Energy Notes 03 March, 2025

Partnerships in energy ranked high during European Commission President Ursula von der Leyen’s visit to India. The European Union is committed to decarbonising its economy by 2050 while India has set a target of 2070 for net zero emissions.  Wopke Hoekstra, the European Commissioner for Climate Net Zero and Clean Growth told the Economic Times that “the sky truly is the limit for the future” of the India-EU partnership.

Hoekstra discussed increasing EU imports of solar panels, wind turbines, and energy storage from India. The recently unveiled EU Clean Industrial Deal aims to diversify its supply chains in the face of geopolitical instability. India could become an important part of this reinvented supply chain. “I have the ambition to make sure we have way more Indian manufacturing in the domains of solar and wind, and storage coming into the EU,” Hoekstra said. 

Becoming Carbon Competitive  

He also identified carbon pricing and carbon markets as another area of partnership. Again, the Clean Industrial Deal plans to simplify its Carbon Border Adjustment Mechanism (CBAM) to measure carbon. The CBAM effectively works as a tax for Indian exporters because it imposes stringent carbon emissions reporting requirements on importers and significantly increases prices for goods in carbon-intensive industries like steel and iron. The EU is an important destination for Indian steel, iron, and aluminum. But the competitiveness of Indian products is at risk because these industries use coal-generated electricity. India’s nuclear push, which is aimed at installing captive reactors in carbon-intensive industries, could boost their carbon competitiveness; but it will take time.   

During her visit, von der Leyen said a free trade agreement, which has been in the works since 2022, will be finalized by the end of this year. The agreement will open the door for more trade between the two regions. The two countries have already established a working group to discuss areas of cooperation in clean and green technologies including battery recycling and marine plastic litter. 

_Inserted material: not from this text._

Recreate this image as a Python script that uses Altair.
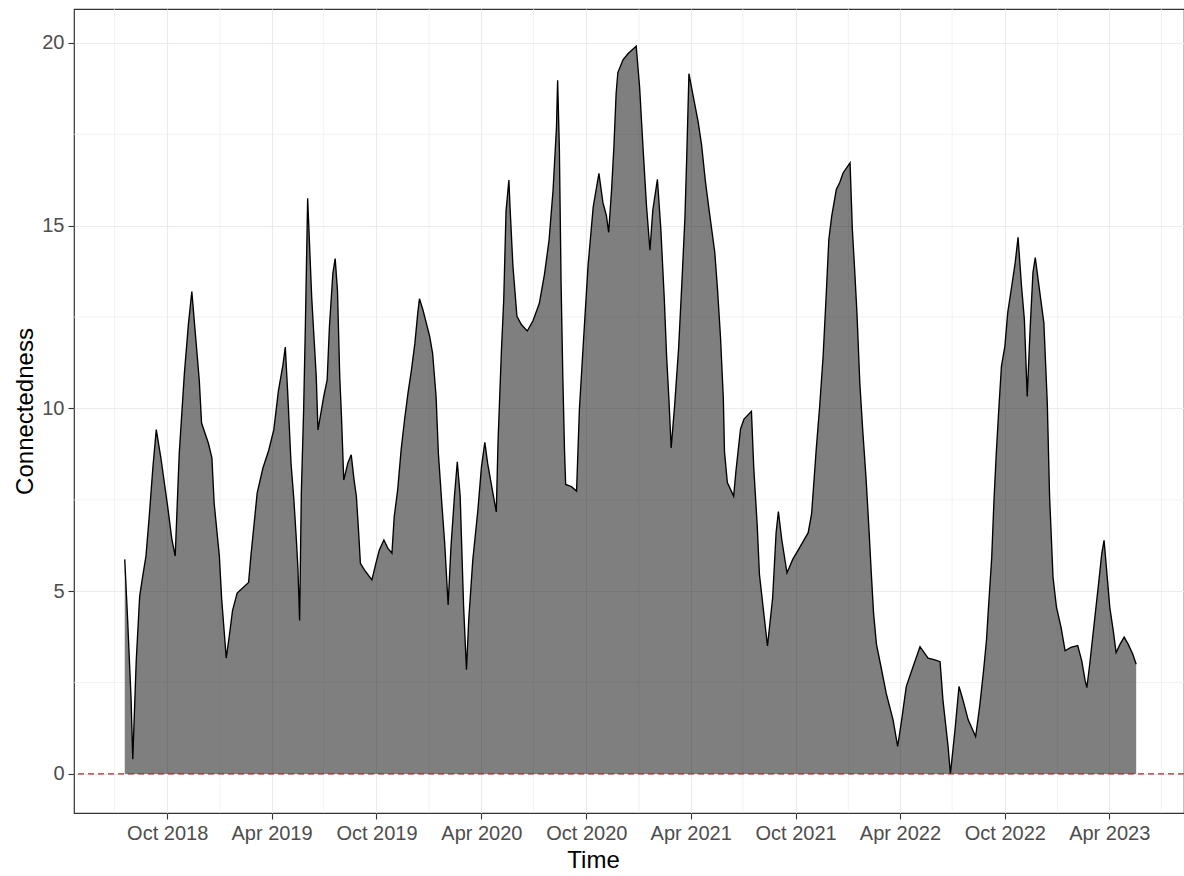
import altair as alt
import pandas as pd

# Total connectedness index over time
dates = [
    "2018-07-19", "2018-07-24", "2018-07-30", "2018-08-02", "2018-08-08", "2018-08-14",
    "2018-08-19", "2018-08-25", "2018-08-31", "2018-09-06", "2018-09-12", "2018-09-20",
    "2018-10-02", "2018-10-09", "2018-10-15", "2018-10-22", "2018-10-31", "2018-11-07",
    "2018-11-13", "2018-11-18", "2018-11-26", "2018-11-30", "2018-12-12", "2018-12-18",
    "2018-12-22", "2018-12-31", "2019-01-04", "2019-01-12", "2019-01-18", "2019-01-23",
    "2019-01-31", "2019-02-20", "2019-02-24", "2019-03-07", "2019-03-17", "2019-03-27",
    "2019-04-05", "2019-04-13", "2019-04-21", "2019-04-25", "2019-04-29", "2019-05-05",
    "2019-05-10", "2019-05-14", "2019-05-17", "2019-05-20", "2019-05-23", "2019-05-27",
    "2019-05-30", "2019-06-03", "2019-06-06", "2019-06-10", "2019-06-14", "2019-06-18",
    "2019-06-21", "2019-07-01", "2019-07-07", "2019-07-11", "2019-07-17", "2019-07-21",
    "2019-07-25", "2019-07-29", "2019-08-01", "2019-08-05", "2019-08-12", "2019-08-18",
    "2019-08-23", "2019-08-27", "2019-08-31", "2019-09-03", "2019-09-10", "2019-09-23",
    "2019-09-30", "2019-10-06", "2019-10-14", "2019-10-21", "2019-10-28", "2019-11-01",
    "2019-11-07", "2019-11-13", "2019-11-19", "2019-11-25", "2019-12-01", "2019-12-07",
    "2019-12-12", "2019-12-15", "2019-12-21", "2019-12-27", "2020-01-02", "2020-01-07",
    "2020-01-13", "2020-01-17", "2020-01-23", "2020-01-28", "2020-02-03", "2020-02-08",
    "2020-02-14", "2020-02-19", "2020-02-24", "2020-03-01", "2020-03-06", "2020-03-10",
    "2020-03-17", "2020-03-26", "2020-04-01", "2020-04-07", "2020-04-12", "2020-04-21",
    "2020-04-27", "2020-04-30", "2020-05-06", "2020-05-10", "2020-05-14", "2020-05-19",
    "2020-05-21", "2020-05-26", "2020-06-02", "2020-06-10", "2020-06-20", "2020-06-30",
    "2020-07-11", "2020-07-20", "2020-07-28", "2020-08-04", "2020-08-10", "2020-08-12",
    "2020-08-15", "2020-08-18", "2020-08-21", "2020-08-24", "2020-08-26", "2020-09-05",
    "2020-09-14", "2020-09-19", "2020-09-26", "2020-10-04", "2020-10-13", "2020-10-23",
    "2020-10-30", "2020-11-05", "2020-11-09", "2020-11-14", "2020-11-18", "2020-11-22",
    "2020-11-25", "2020-12-04", "2020-12-13", "2020-12-27", "2021-01-02", "2021-01-08",
    "2021-01-14", "2021-01-20", "2021-01-25", "2021-02-02", "2021-02-08", "2021-02-14",
    "2021-02-18", "2021-02-22", "2021-02-26", "2021-03-04", "2021-03-11", "2021-03-17",
    "2021-03-22", "2021-03-25", "2021-03-29", "2021-04-05", "2021-04-14", "2021-04-20",
    "2021-04-27", "2021-05-04", "2021-05-13", "2021-05-18", "2021-05-23", "2021-05-28",
    "2021-05-30", "2021-06-04", "2021-06-15", "2021-06-19", "2021-06-27", "2021-07-03",
    "2021-07-16", "2021-07-20", "2021-07-26", "2021-07-30", "2021-08-05", "2021-08-13",
    "2021-08-22", "2021-08-28", "2021-09-01", "2021-09-07", "2021-09-16", "2021-09-26",
    "2021-10-08", "2021-10-23", "2021-10-29", "2021-11-06", "2021-11-12", "2021-11-18",
    "2021-11-23", "2021-11-28", "2021-12-03", "2021-12-11", "2021-12-17", "2021-12-23",
    "2022-01-04", "2022-01-08", "2022-01-12", "2022-01-16", "2022-01-21", "2022-01-26",
    "2022-02-01", "2022-02-06", "2022-02-10", "2022-02-14", "2022-02-19", "2022-02-28",
    "2022-03-08", "2022-03-20", "2022-03-28", "2022-04-04", "2022-04-12", "2022-04-24",
    "2022-05-06", "2022-05-20", "2022-06-01", "2022-06-10", "2022-06-15", "2022-06-24",
    "2022-06-28", "2022-07-06", "2022-07-13", "2022-07-20", "2022-07-29", "2022-08-11",
    "2022-08-18", "2022-08-25", "2022-08-30", "2022-09-02", "2022-09-08", "2022-09-12",
    "2022-09-16", "2022-09-20", "2022-09-25", "2022-10-01", "2022-10-06", "2022-10-13",
    "2022-10-19", "2022-10-24", "2022-10-30", "2022-11-04", "2022-11-09", "2022-11-14",
    "2022-11-19", "2022-11-23", "2022-12-01", "2022-12-08", "2022-12-14", "2022-12-18",
    "2022-12-24", "2022-12-30", "2023-01-07", "2023-01-14", "2023-01-24", "2023-02-05",
    "2023-02-12", "2023-02-18", "2023-02-21", "2023-02-26", "2023-03-07", "2023-03-14",
    "2023-03-19", "2023-03-23", "2023-03-28", "2023-04-02", "2023-04-08", "2023-04-13",
    "2023-04-20", "2023-04-27", "2023-05-04", "2023-05-12", "2023-05-18",
]

connectedness = [
    5.87, 4.23, 2.07, 0.40, 3.08, 4.86,
    5.38, 5.96, 7.10, 8.37, 9.42, 8.65,
    7.30, 6.44, 5.96, 8.75, 10.96, 12.30,
    13.20, 12.26, 10.77, 9.60, 9.04, 8.65,
    7.40, 5.96, 4.80, 3.17, 3.85, 4.47,
    4.95, 5.24, 5.96, 7.69, 8.37, 8.85,
    9.42, 10.48, 11.20, 11.68, 10.50, 8.50,
    7.50, 6.49, 5.64, 4.20, 7.70, 9.96,
    12.24, 15.75, 14.60, 13.06, 11.96, 10.87,
    9.41, 10.32, 10.78, 12.24, 13.70, 14.10,
    13.24, 10.87, 9.78, 8.04, 8.50, 8.73,
    8.04, 7.59, 6.59, 5.76, 5.58, 5.31,
    5.76, 6.13, 6.40, 6.17, 6.04, 7.04,
    7.77, 8.86, 9.69, 10.42, 11.05, 11.78,
    12.60, 13.00, 12.70, 12.33, 11.96, 11.50,
    10.32, 8.77, 7.40, 6.31, 4.62, 6.22,
    7.59, 8.54, 7.60, 4.58, 2.85, 4.23,
    5.85, 7.23, 8.38, 9.07, 8.49, 7.69,
    7.17, 9.07, 11.60, 12.98, 15.40, 16.25,
    15.50, 13.90, 12.52, 12.29, 12.12, 12.40,
    12.87, 13.67, 14.60, 15.97, 17.70, 18.98,
    17.12, 13.44, 10.90, 8.84, 7.92, 7.86,
    7.74, 9.99, 11.83, 13.90, 15.51, 16.43,
    15.63, 15.28, 14.82, 15.97, 17.12, 18.62,
    19.19, 19.54, 19.71, 19.91, 18.79, 17.11,
    15.54, 14.33, 15.43, 16.27, 14.90, 13.01,
    11.44, 10.28, 8.92, 10.07, 11.65, 13.54,
    15.22, 16.80, 19.16, 18.58, 17.85, 17.22,
    16.17, 15.33, 14.28, 13.22, 11.96, 10.28,
    8.81, 7.97, 7.60, 8.29, 9.44, 9.71,
    9.92, 8.39, 6.82, 5.45, 4.61, 3.50,
    4.82, 6.60, 7.18, 6.40, 5.50, 5.87,
    6.19, 6.60, 7.13, 8.88, 10.06, 11.43,
    12.98, 14.63, 15.26, 15.99, 16.18, 16.45,
    16.72, 14.90, 13.80, 12.62, 10.70, 9.43,
    8.06, 6.69, 5.50, 4.40, 3.55, 2.85,
    2.21, 1.48, 0.75, 1.48, 2.39, 2.94,
    3.48, 3.17, 3.12, 3.07, 2.02, 0.75,
    0.00, 1.20, 2.39, 2.02, 1.48, 1.02,
    1.84, 2.85, 3.67, 4.45, 5.90, 7.49,
    8.77, 9.87, 11.15, 11.70, 12.62, 13.35,
    13.99, 14.68, 13.35, 12.44, 10.33, 12.16,
    13.72, 14.13, 13.17, 12.34, 10.15, 7.58,
    5.38, 4.56, 4.01, 3.37, 3.46, 3.51,
    3.10, 2.55, 2.36, 3.00, 4.29, 5.29,
    6.03, 6.39, 5.48, 4.56, 3.92, 3.32,
    3.55, 3.74, 3.55, 3.28, 3.00,
]

# Axis breaks: labelled (major) and unlabelled (minor) positions
major_x = [(2018, 10), (2019, 4), (2019, 10), (2020, 4), (2020, 10),
           (2021, 4), (2021, 10), (2022, 4), (2022, 10), (2023, 4)]
minor_x = ["2018-07-01", "2019-01-01", "2019-07-01", "2020-01-01", "2020-07-01",
           "2021-01-01", "2021-07-01", "2022-01-01", "2022-07-01", "2023-01-01",
           "2023-07-01"]
major_y = [0, 5, 10, 15, 20]
minor_y = [2.5, 7.5, 12.5, 17.5]
baseline = [0]

df = pd.DataFrame({"date": dates, "value": connectedness})

FONT = "Liberation Sans"

x_scale = alt.Scale(
    type="utc",
    domain=[alt.DateTime(year=2018, month=4, date=21, hours=12, utc=True),
            alt.DateTime(year=2023, month=8, date=9, hours=10, utc=True)],
    nice=False,
)
y_scale = alt.Scale(domain=[-1.07, 20.93], nice=False, zero=False)

# one shared definition per axis, repeated on every layer so they merge cleanly
x_axis = alt.Axis(
    values=[alt.DateTime(year=y, month=m, date=1, utc=True) for y, m in major_x],
    labelExpr="utcFormat(datum.value, '%b %Y')",
    title="Time",
    titleX=519, titleY=54, titleAlign="center", titleBaseline="alphabetic",
    labelPadding=4,
)
y_axis = alt.Axis(
    values=major_y, title="Connectedness",
    titleX=-42, titleY=402, titleAngle=270, titleAlign="center",
    titleBaseline="alphabetic", labelPadding=4,
)

X = dict(scale=x_scale, axis=x_axis)
Y = dict(scale=y_scale, axis=y_axis)

# minor grid lines
minor_v = alt.Chart(pd.DataFrame({"date": minor_x})).mark_rule(
    color="#EDEDED", strokeWidth=0.7
).encode(x=alt.X("date:T", **X))

minor_h = alt.Chart(pd.DataFrame({"value": minor_y})).mark_rule(
    color="#EDEDED", strokeWidth=0.7
).encode(y=alt.Y("value:Q", **Y))

area = alt.Chart(df).mark_area(
    color="black", opacity=0.5
).encode(
    x=alt.X("date:T", **X),
    y=alt.Y("value:Q", **Y),
)

line = alt.Chart(df).mark_line(color="black", strokeWidth=1.35).encode(
    x=alt.X("date:T", **X),
    y=alt.Y("value:Q", **Y),
)

zero_line = alt.Chart(pd.DataFrame({"value": baseline})).mark_rule(
    color="#B02828", strokeWidth=1.4, strokeDash=[6, 4]
).encode(y=alt.Y("value:Q", **Y))

chart = alt.layer(minor_v, minor_h, area, line, zero_line).properties(
    width=1110,
    height=804,
    autosize=alt.AutoSizeParams(type="none"),
    padding={"left": 74, "top": 9, "right": 0, "bottom": 63},
).configure(
    background="white",
).configure_view(
    stroke="#333333", strokeWidth=1.2,
).configure_axis(
    domain=False,
    grid=True,
    gridColor="#EBEBEB",
    gridWidth=1.1,
    tickColor="#333333",
    tickSize=6,
    tickWidth=1.1,
    labelFont=FONT,
    labelFontSize=20,
    labelColor="#4D4D4D",
    titleFont=FONT,
    titleFontSize=24,
    titleColor="black",
    titleFontWeight="normal",
)

chart.save("out.html", embed_options={"renderer": "svg", "actions": False})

A New Market for Manufacturers

Europe’s enthusiasm for renewable energy dovetails nicely with a change of guard across the pond. It crafts new markets for Indian manufacturers in the currently volatile geopolitical context. For example, the United States accounted for approximately 96 percent of all PV panels exported by India under President Biden’s administration. His successor, however, has changed America’s energy trajectory, exhorting the fossil fuel industry to “drill, baby, drill”. Europe  is an untapped market for Indian solar panel exports. Europe’s experience in developing a carbon market could also aid India’s efforts to develop a similar initiative at home. The subtext of these moves is an increasingly unpredictable geopolitical environment with the potential to disrupt supply chains. 

Adani Energy Plans U.S. Expansion 

Even as India is planning to become a major exporter of renewable energy products, one of the country’s biggest energy conglomerates is planning to double down on fossil fuels. The Adani Group is reviving its plans to invest in energy infrastructure, including petrochemicals, in the United States, according to the Financial Times. Four unnamed sources told FT that the group was “reactivating” its plans to invest there. It had already pledged to invest $10 billion, and create 15,000 jobs, following Donald Trump’s election to the top post last year. 

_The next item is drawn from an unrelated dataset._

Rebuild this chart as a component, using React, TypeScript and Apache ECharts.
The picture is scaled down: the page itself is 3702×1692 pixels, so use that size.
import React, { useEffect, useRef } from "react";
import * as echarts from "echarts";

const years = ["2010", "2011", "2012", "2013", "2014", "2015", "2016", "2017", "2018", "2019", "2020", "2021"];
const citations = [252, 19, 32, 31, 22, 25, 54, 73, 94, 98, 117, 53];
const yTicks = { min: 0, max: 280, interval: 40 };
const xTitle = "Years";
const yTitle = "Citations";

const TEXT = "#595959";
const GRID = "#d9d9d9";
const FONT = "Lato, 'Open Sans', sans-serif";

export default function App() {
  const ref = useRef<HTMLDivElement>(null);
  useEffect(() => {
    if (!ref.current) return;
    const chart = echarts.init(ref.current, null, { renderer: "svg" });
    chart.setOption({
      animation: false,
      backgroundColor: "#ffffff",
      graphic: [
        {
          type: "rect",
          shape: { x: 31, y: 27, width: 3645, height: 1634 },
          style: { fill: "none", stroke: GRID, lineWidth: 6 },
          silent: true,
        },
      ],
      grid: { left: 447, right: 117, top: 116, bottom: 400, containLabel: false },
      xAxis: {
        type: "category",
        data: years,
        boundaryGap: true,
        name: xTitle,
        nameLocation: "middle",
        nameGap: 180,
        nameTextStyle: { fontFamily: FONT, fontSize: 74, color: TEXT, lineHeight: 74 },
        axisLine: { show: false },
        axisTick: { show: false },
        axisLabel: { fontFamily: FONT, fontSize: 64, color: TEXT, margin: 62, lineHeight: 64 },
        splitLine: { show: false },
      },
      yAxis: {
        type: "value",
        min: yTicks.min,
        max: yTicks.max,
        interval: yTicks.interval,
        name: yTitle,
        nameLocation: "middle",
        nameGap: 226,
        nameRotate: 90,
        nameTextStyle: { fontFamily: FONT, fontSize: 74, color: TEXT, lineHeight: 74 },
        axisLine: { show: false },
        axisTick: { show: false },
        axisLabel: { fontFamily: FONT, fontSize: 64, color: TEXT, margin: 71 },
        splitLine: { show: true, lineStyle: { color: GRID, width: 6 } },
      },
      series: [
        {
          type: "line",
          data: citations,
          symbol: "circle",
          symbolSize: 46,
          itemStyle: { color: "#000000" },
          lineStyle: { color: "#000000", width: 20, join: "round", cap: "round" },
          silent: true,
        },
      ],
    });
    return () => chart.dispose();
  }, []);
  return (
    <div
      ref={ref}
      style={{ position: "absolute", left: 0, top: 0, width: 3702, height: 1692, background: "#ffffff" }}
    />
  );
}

But those plans were put on hold after the filing of bribery charges against Adani and his nephew, Sagar Adani by US federal prosecutors. They said Adani had misled US bond investors in Adani Energy by claiming to be anti-corruption and anti-bribery when, in fact, the company had paid more than $250 million in bribes to Indian government officials for lucrative renewable energy contracts. Adani stocks fell in response to the indictment. While they have recovered since, the threat of being brought to court was still present. 

President Trump paused Foreign Corrupt Practices Act (FCPA) in the first week of February. It is a respite for the Adani group. The FT report states that it was a “big relief” for the conglomerate because “it heightened expectations that the case against him would eventually collapse.” 

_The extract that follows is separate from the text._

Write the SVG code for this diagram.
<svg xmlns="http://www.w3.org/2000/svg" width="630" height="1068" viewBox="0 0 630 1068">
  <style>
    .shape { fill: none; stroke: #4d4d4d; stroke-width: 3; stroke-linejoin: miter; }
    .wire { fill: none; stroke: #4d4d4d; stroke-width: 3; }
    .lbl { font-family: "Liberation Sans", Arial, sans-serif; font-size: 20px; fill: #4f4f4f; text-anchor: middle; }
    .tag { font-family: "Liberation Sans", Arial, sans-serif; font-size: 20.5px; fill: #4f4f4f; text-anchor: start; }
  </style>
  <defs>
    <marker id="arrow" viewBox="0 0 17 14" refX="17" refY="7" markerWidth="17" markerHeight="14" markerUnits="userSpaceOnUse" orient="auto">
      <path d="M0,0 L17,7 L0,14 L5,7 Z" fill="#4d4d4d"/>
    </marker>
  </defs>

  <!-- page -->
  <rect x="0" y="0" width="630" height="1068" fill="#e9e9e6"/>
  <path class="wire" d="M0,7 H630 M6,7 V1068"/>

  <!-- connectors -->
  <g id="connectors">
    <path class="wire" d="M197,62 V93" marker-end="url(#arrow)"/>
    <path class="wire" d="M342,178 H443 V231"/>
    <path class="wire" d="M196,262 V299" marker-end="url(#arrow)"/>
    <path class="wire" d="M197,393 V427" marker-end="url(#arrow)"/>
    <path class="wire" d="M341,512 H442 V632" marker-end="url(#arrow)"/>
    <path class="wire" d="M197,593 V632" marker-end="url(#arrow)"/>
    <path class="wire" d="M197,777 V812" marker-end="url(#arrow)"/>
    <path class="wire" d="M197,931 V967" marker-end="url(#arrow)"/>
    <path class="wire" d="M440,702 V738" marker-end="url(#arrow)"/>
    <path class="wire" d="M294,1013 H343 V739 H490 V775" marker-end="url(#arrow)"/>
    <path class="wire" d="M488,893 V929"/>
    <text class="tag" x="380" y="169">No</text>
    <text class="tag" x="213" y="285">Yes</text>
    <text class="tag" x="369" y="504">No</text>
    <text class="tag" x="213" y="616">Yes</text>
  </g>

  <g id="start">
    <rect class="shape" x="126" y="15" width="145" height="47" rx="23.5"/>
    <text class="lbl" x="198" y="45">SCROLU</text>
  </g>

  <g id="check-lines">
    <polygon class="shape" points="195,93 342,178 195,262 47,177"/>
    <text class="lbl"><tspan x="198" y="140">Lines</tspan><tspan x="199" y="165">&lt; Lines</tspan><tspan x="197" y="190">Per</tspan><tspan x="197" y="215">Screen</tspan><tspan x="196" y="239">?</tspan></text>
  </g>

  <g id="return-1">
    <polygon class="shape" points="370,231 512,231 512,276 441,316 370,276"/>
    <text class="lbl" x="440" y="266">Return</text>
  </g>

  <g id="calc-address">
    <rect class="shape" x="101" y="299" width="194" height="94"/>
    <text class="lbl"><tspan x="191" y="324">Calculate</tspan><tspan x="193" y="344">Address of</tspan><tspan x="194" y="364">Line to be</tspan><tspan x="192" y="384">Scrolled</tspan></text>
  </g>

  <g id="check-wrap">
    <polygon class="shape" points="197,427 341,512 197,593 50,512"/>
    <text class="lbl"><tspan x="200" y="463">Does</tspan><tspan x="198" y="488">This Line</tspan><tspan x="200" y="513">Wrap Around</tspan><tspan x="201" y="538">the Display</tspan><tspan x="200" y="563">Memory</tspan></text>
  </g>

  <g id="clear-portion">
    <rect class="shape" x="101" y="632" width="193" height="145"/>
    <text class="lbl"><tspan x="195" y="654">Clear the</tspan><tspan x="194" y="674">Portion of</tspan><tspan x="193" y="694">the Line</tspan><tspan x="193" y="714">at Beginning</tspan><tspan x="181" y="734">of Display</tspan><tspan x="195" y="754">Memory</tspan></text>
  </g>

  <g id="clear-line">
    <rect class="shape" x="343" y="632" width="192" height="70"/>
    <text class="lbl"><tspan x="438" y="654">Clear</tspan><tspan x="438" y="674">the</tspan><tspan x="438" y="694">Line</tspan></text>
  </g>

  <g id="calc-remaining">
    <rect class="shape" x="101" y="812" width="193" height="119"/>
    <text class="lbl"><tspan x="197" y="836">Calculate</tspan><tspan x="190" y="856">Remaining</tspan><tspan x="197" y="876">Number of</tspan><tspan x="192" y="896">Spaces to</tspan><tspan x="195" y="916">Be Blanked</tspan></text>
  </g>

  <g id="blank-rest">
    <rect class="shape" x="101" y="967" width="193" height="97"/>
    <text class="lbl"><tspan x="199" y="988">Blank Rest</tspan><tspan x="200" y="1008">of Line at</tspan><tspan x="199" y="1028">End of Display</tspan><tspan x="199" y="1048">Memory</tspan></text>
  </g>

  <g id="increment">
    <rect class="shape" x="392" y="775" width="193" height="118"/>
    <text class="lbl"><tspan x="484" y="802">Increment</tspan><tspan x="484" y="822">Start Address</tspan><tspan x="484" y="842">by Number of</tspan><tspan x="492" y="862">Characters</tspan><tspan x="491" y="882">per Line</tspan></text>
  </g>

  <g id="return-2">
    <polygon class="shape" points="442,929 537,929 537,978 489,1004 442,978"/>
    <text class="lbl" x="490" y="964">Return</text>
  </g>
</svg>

Two companies within the Adani group fold are focused on energy. Adani Energy Solutions is India’s largest private transmission company while Adani Green Energy dubs itself one of the country’s biggest renewable energy companies with significant investments in solar, wind, and energy storage. The Adani group is one of the biggest developers of coal mines in India and the third-largest backer of coal power expansion. This dubious distinction, in an age of renewable energy, could have been a hindrance to the group’s future fundraises. 

However, a global turn towards fossil fuels this year means that the Adani group is well-placed strategically. Interestingly, Hindenburg Research, the firm that released reports critical to Adani, closed shop last month, further diminishing the matrix of threats to Adani.